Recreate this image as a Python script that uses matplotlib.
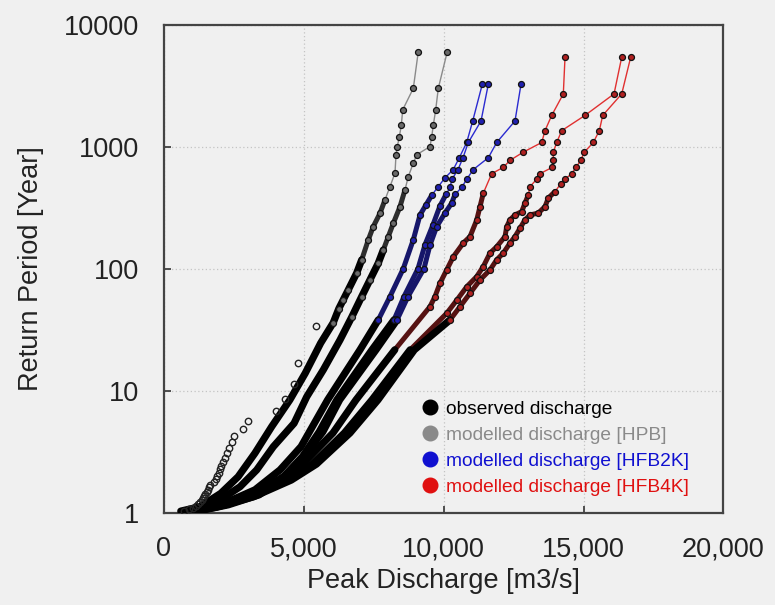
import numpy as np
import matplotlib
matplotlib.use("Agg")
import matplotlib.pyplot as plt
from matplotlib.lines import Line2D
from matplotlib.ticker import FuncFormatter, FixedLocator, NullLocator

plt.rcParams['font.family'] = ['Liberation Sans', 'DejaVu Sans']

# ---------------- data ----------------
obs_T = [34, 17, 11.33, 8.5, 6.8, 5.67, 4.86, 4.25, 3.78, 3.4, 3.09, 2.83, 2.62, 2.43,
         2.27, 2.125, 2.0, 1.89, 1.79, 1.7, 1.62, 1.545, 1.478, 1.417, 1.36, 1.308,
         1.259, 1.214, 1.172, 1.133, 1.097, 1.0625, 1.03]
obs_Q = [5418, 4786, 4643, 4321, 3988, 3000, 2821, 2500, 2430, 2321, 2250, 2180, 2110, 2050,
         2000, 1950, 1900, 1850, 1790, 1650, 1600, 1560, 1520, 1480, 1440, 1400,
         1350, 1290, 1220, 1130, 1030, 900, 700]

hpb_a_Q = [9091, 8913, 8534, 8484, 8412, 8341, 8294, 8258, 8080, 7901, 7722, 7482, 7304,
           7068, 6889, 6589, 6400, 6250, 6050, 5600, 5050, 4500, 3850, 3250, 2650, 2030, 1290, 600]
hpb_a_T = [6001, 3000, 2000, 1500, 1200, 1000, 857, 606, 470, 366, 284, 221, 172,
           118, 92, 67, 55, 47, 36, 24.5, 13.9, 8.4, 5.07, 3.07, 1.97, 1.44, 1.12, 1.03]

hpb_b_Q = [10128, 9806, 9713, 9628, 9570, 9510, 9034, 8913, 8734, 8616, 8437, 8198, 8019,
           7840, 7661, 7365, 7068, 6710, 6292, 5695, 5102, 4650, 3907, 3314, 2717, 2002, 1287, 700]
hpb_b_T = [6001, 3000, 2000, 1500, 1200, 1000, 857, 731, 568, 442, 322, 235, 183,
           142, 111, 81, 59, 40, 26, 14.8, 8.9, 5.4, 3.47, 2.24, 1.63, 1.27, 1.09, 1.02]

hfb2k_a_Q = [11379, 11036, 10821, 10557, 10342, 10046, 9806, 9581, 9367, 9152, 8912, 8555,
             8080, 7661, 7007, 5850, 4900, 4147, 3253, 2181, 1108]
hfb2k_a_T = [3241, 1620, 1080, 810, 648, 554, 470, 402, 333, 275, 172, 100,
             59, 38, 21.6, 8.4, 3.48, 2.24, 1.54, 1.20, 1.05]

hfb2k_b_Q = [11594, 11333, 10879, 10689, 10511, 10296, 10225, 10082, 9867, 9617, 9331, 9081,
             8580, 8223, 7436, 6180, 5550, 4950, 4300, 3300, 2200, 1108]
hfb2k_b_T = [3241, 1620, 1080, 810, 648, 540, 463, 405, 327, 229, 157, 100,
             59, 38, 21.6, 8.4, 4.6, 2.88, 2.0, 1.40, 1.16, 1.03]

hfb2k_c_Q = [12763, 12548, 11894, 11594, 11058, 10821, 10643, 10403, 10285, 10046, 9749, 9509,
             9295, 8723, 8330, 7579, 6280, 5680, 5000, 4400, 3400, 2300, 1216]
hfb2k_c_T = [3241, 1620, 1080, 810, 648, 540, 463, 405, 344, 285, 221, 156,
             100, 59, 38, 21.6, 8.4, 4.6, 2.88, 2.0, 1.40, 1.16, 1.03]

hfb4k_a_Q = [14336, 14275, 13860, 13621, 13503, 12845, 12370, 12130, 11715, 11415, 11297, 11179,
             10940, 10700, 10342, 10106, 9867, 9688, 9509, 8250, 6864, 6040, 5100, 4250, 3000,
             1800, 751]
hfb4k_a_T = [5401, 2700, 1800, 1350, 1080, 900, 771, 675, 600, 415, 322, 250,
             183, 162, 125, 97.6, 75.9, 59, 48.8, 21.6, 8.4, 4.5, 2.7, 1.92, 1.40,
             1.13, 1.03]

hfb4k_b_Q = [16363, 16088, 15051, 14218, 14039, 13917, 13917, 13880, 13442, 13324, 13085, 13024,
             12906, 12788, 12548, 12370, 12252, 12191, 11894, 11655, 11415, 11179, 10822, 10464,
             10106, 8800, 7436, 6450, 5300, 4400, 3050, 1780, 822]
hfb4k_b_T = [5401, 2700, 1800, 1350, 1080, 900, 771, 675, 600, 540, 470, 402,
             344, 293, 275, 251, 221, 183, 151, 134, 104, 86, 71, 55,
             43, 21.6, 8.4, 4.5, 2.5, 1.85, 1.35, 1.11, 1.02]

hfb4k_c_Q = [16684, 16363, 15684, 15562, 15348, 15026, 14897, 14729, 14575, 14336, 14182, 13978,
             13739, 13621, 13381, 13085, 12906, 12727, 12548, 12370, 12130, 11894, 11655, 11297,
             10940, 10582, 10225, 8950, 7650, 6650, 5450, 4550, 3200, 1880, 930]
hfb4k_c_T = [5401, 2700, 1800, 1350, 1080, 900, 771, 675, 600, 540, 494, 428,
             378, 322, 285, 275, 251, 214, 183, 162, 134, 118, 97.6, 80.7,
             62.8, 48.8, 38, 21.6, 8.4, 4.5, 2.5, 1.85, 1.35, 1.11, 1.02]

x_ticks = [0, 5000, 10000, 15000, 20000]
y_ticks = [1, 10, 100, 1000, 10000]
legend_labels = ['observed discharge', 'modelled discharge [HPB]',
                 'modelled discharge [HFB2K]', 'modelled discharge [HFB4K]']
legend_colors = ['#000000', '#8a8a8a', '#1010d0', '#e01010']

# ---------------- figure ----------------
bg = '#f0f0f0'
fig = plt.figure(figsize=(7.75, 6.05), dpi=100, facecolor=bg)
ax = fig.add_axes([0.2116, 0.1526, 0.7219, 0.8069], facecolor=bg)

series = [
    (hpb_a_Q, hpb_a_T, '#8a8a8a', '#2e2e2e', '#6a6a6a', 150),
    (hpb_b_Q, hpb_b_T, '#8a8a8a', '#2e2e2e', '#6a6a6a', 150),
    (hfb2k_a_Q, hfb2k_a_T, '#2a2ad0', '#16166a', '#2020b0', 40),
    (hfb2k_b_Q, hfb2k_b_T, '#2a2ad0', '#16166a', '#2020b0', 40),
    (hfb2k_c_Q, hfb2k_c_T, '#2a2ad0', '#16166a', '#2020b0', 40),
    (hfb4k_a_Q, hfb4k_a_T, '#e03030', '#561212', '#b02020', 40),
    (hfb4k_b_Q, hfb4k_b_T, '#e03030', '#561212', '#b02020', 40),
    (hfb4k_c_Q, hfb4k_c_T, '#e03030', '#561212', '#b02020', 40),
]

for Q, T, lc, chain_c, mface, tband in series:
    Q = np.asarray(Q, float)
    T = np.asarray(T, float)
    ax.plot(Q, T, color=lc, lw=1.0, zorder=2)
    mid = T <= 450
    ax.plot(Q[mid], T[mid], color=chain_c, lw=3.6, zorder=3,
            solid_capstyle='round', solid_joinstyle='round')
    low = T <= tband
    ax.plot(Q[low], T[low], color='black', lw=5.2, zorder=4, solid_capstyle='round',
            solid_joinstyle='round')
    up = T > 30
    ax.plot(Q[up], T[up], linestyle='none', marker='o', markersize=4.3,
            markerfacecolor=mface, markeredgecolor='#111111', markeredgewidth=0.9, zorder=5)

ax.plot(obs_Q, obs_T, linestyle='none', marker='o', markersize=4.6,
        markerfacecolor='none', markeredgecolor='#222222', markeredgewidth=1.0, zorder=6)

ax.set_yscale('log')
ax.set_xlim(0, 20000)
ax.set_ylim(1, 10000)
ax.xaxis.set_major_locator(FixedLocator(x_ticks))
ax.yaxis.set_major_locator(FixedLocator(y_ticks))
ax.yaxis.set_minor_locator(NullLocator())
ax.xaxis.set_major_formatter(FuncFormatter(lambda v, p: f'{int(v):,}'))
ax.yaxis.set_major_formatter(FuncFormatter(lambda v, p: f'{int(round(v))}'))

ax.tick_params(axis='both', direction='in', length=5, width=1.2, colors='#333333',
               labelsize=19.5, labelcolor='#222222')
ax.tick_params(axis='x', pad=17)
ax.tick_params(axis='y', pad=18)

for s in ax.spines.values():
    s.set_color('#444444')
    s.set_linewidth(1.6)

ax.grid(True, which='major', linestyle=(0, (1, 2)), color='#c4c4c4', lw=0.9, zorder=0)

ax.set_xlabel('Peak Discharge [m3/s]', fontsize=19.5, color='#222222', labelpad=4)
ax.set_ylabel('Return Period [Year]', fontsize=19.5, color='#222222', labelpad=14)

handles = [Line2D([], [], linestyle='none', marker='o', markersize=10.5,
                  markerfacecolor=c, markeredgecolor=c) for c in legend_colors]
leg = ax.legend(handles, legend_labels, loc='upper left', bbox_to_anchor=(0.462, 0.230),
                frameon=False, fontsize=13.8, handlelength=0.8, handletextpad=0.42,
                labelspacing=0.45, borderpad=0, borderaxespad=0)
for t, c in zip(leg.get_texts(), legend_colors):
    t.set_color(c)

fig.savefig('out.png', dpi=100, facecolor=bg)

----------

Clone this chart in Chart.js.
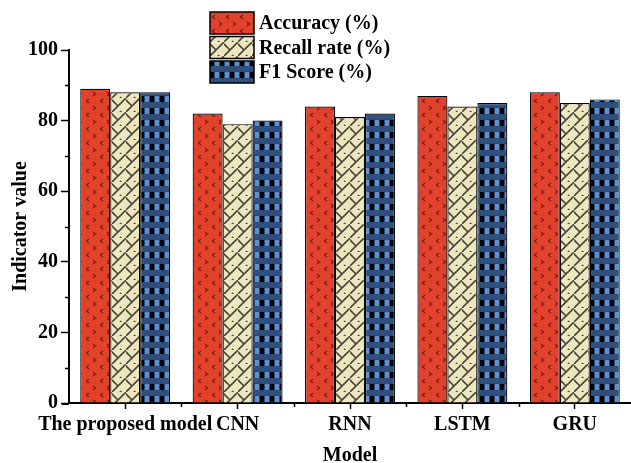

----------

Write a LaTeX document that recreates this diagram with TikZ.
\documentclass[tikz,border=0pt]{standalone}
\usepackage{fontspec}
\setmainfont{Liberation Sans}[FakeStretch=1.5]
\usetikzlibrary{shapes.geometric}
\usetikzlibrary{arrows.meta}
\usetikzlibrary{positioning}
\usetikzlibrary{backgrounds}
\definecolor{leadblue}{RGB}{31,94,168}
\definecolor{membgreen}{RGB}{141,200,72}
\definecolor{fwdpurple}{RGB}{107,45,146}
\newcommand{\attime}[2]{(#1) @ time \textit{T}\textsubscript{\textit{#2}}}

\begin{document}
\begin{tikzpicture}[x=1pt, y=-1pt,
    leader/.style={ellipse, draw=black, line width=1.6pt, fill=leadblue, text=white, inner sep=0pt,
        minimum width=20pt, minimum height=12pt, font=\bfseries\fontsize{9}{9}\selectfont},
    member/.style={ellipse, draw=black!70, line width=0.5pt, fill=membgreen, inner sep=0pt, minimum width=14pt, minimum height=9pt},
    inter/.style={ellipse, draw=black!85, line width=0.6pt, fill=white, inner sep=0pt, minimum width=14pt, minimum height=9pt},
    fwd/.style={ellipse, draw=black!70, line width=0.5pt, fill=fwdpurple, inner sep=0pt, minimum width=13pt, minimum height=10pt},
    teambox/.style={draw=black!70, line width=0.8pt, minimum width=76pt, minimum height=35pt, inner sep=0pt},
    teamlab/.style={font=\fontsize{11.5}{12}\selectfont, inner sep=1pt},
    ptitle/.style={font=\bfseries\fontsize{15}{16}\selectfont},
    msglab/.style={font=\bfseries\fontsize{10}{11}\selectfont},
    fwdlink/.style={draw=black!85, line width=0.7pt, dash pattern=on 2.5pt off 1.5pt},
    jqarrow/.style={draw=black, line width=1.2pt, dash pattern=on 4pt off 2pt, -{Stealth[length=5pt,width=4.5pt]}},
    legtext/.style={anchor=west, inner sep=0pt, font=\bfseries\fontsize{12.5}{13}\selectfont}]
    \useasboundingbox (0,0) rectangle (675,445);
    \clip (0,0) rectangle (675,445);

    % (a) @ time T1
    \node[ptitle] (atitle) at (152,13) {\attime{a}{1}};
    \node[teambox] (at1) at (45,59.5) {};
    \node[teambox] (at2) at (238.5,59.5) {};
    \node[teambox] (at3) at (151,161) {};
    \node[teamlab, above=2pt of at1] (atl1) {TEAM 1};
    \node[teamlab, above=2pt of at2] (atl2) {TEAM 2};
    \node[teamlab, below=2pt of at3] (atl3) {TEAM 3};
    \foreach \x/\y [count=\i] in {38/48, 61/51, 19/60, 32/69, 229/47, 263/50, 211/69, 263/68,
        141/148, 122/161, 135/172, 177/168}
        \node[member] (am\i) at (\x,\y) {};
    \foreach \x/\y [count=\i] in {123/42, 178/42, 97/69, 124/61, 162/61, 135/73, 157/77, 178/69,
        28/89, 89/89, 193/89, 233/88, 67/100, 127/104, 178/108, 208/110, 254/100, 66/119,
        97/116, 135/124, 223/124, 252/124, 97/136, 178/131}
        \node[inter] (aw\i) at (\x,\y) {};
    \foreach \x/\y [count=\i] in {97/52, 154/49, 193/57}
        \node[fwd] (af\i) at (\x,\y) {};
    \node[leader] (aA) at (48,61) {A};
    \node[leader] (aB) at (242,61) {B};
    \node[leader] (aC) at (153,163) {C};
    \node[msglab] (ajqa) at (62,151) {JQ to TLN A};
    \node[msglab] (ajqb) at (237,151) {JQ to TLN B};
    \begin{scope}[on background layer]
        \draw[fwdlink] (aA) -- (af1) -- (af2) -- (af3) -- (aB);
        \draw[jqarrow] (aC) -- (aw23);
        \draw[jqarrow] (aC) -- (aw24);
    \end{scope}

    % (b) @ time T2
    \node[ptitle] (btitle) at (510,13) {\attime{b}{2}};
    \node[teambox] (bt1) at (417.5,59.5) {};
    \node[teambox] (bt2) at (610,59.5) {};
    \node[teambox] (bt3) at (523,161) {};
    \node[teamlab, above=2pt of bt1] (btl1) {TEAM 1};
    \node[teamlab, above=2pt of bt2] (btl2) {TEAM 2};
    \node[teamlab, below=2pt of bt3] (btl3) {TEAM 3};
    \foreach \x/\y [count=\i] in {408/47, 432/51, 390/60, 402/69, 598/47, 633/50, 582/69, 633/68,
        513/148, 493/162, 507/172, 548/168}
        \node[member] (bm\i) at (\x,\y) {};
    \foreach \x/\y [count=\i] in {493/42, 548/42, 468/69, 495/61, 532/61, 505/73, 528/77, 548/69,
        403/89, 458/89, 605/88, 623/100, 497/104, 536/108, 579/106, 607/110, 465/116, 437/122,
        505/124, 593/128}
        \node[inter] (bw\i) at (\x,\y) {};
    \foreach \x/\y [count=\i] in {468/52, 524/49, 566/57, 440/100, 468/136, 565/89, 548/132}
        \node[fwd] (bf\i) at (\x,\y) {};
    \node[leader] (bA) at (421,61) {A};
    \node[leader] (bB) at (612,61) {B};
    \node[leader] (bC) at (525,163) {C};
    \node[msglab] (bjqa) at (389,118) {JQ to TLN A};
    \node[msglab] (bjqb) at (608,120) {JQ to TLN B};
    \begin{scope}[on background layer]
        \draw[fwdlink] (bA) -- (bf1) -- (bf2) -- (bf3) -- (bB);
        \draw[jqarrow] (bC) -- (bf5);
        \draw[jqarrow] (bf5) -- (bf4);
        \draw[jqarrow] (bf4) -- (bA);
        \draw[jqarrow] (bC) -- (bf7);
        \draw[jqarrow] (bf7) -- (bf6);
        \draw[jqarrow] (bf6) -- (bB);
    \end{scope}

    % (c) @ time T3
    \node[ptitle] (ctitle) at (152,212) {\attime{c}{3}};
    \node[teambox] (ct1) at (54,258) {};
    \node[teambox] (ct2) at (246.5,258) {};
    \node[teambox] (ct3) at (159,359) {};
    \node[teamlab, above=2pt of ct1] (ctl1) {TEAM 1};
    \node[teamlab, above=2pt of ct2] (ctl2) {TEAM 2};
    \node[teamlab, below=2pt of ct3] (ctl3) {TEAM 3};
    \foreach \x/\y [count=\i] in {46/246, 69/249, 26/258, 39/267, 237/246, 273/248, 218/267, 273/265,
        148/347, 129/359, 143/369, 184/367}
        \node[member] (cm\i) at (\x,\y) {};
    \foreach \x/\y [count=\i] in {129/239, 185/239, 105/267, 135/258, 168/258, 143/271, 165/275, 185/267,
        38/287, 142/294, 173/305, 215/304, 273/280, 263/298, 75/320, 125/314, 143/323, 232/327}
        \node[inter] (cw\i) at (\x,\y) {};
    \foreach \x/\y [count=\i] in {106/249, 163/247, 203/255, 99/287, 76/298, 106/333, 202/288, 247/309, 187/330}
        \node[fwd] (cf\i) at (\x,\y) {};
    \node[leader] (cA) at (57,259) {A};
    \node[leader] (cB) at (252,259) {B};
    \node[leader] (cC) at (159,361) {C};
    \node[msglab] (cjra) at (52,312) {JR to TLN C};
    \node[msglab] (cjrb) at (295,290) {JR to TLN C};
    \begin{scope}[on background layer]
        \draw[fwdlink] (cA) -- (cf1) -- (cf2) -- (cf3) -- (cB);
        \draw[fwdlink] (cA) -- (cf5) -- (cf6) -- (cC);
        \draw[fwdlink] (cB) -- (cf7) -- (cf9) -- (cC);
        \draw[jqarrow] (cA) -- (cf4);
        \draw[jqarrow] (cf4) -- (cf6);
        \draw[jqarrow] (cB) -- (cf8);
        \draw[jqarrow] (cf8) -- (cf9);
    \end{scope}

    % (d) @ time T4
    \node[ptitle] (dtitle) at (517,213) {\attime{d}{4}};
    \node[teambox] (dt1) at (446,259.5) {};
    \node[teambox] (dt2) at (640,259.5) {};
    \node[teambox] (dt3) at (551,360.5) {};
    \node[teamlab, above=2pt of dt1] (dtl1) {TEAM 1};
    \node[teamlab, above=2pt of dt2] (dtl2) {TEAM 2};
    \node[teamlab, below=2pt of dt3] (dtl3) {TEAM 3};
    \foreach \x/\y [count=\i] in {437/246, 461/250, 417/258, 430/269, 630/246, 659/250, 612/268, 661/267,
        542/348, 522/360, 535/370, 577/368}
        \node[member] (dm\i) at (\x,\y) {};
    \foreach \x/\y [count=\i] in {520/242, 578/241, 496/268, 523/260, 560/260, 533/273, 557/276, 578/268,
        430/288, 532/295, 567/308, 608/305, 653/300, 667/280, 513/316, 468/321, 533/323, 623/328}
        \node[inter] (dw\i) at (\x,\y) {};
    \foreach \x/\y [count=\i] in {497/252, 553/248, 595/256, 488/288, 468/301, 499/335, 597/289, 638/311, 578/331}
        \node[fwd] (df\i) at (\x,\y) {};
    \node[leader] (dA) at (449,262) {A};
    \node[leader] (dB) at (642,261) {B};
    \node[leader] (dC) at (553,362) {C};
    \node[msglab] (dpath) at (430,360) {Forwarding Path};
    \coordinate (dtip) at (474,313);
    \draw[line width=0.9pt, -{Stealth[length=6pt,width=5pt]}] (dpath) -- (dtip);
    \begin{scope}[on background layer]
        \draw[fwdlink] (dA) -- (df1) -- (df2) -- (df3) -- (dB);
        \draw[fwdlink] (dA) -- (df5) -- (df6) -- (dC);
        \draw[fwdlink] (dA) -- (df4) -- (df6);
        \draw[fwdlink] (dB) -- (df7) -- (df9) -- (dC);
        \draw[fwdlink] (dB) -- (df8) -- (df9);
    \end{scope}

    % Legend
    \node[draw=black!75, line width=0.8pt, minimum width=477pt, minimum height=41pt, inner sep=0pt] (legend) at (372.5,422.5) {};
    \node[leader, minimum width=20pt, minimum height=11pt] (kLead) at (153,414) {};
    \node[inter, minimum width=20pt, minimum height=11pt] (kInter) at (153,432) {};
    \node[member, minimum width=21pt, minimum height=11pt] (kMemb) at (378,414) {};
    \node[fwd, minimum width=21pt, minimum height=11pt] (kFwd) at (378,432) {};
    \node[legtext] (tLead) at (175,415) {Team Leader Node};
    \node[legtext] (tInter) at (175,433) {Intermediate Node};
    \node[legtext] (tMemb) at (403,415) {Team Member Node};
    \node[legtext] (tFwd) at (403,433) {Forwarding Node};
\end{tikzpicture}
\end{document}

----------

WHAT YOU HAVE TO DO -
Give back only the lines from the one holding "Recreate this image" through the one holding "1.44, 1.12, 1.03]", both kept, exactly as written. Omit the images.

SOLUTION -
Recreate this image as a Python script that uses matplotlib.
import numpy as np
import matplotlib
matplotlib.use("Agg")
import matplotlib.pyplot as plt
from matplotlib.lines import Line2D
from matplotlib.ticker import FuncFormatter, FixedLocator, NullLocator

plt.rcParams['font.family'] = ['Liberation Sans', 'DejaVu Sans']

# ---------------- data ----------------
obs_T = [34, 17, 11.33, 8.5, 6.8, 5.67, 4.86, 4.25, 3.78, 3.4, 3.09, 2.83, 2.62, 2.43,
         2.27, 2.125, 2.0, 1.89, 1.79, 1.7, 1.62, 1.545, 1.478, 1.417, 1.36, 1.308,
         1.259, 1.214, 1.172, 1.133, 1.097, 1.0625, 1.03]
obs_Q = [5418, 4786, 4643, 4321, 3988, 3000, 2821, 2500, 2430, 2321, 2250, 2180, 2110, 2050,
         2000, 1950, 1900, 1850, 1790, 1650, 1600, 1560, 1520, 1480, 1440, 1400,
         1350, 1290, 1220, 1130, 1030, 900, 700]

hpb_a_Q = [9091, 8913, 8534, 8484, 8412, 8341, 8294, 8258, 8080, 7901, 7722, 7482, 7304,
           7068, 6889, 6589, 6400, 6250, 6050, 5600, 5050, 4500, 3850, 3250, 2650, 2030, 1290, 600]
hpb_a_T = [6001, 3000, 2000, 1500, 1200, 1000, 857, 606, 470, 366, 284, 221, 172,
           118, 92, 67, 55, 47, 36, 24.5, 13.9, 8.4, 5.07, 3.07, 1.97, 1.44, 1.12, 1.03]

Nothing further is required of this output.